I live in a Christian house share in London. Shared living will always throw up challenges, and those moments are good ways to rethink those of our ideas that we hold too rigidly.

They are also times in which you can make a positive influence on those you live with. Recently a housemate had a psychotic episode and attempted to attack his fiancée with a kitchen knife.

To cut a long story short, he was admitted to a secure hospital while we as a house have been trying to get our heads around what happened and deal with the ways it has affected us.

Some in the house are confident this was a demonic presence and have focused on praying out the demon. I however am confident this language is not helpful. I do not think a demon possessed him, but rather he had a psychotic episode and he now needs treatment, time to recover and help to understand triggers.

The conundrum I have is whether I should respect the opinion that a demon possessed my housemate and put it down to the ‘rich tapestry’ of Christian belief or say that their belief is harmful?

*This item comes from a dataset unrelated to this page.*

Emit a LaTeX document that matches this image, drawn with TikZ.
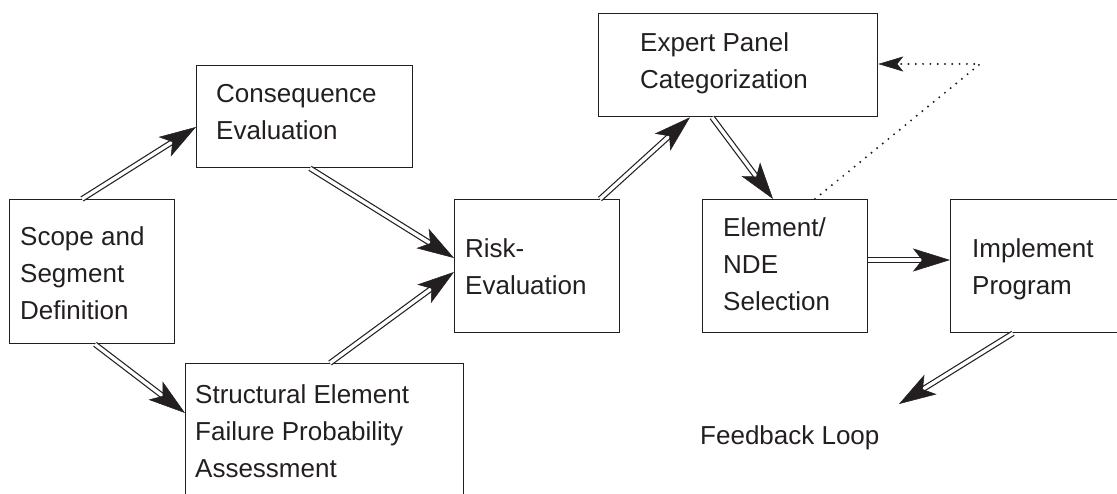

In this instance I don’t think spending the night in prayer and fasting in order to banish his demon would positively affect his mental health. But resting, learning, understanding and treating his mental health condition will.

I struggle to imagine what it must be like to believe you were possessed by a demon. Terrifying, at the very least. What questions would haunt you? And how would your view of God be changed, believing God allowed a demon to possess you? Again the anxiety caused by these questions is also not good for one’s mental health. I think it would be enough to turn me off God for life. In this situation I think it is clearly not a helpful belief and should be opposed.

Can a belief in demons play any part in a proper approach to mental health? I have good friends who take scripture ‘at its word’ and believe in demons because it says so. However some accounts, such as in Luke 9, have a clearly diagnosable health condition. I’m inclined to interpret demonic references as either a lack of medical knowledge at that time, a literary tool or a way of dealing with the unknown. Either way talking demons doesn’t help when talking about mental health. It distracts from understanding mental health conditions and adds malevolent associations unnecessarily.

I believe in free speech and freedom of belief and yes the Christian Church contains a rich and diverse set of beliefs, but surely we should be able to say some beliefs are harmful and when they are to identify them. We need to work to remove the stigma from mental ill health, not demonise it.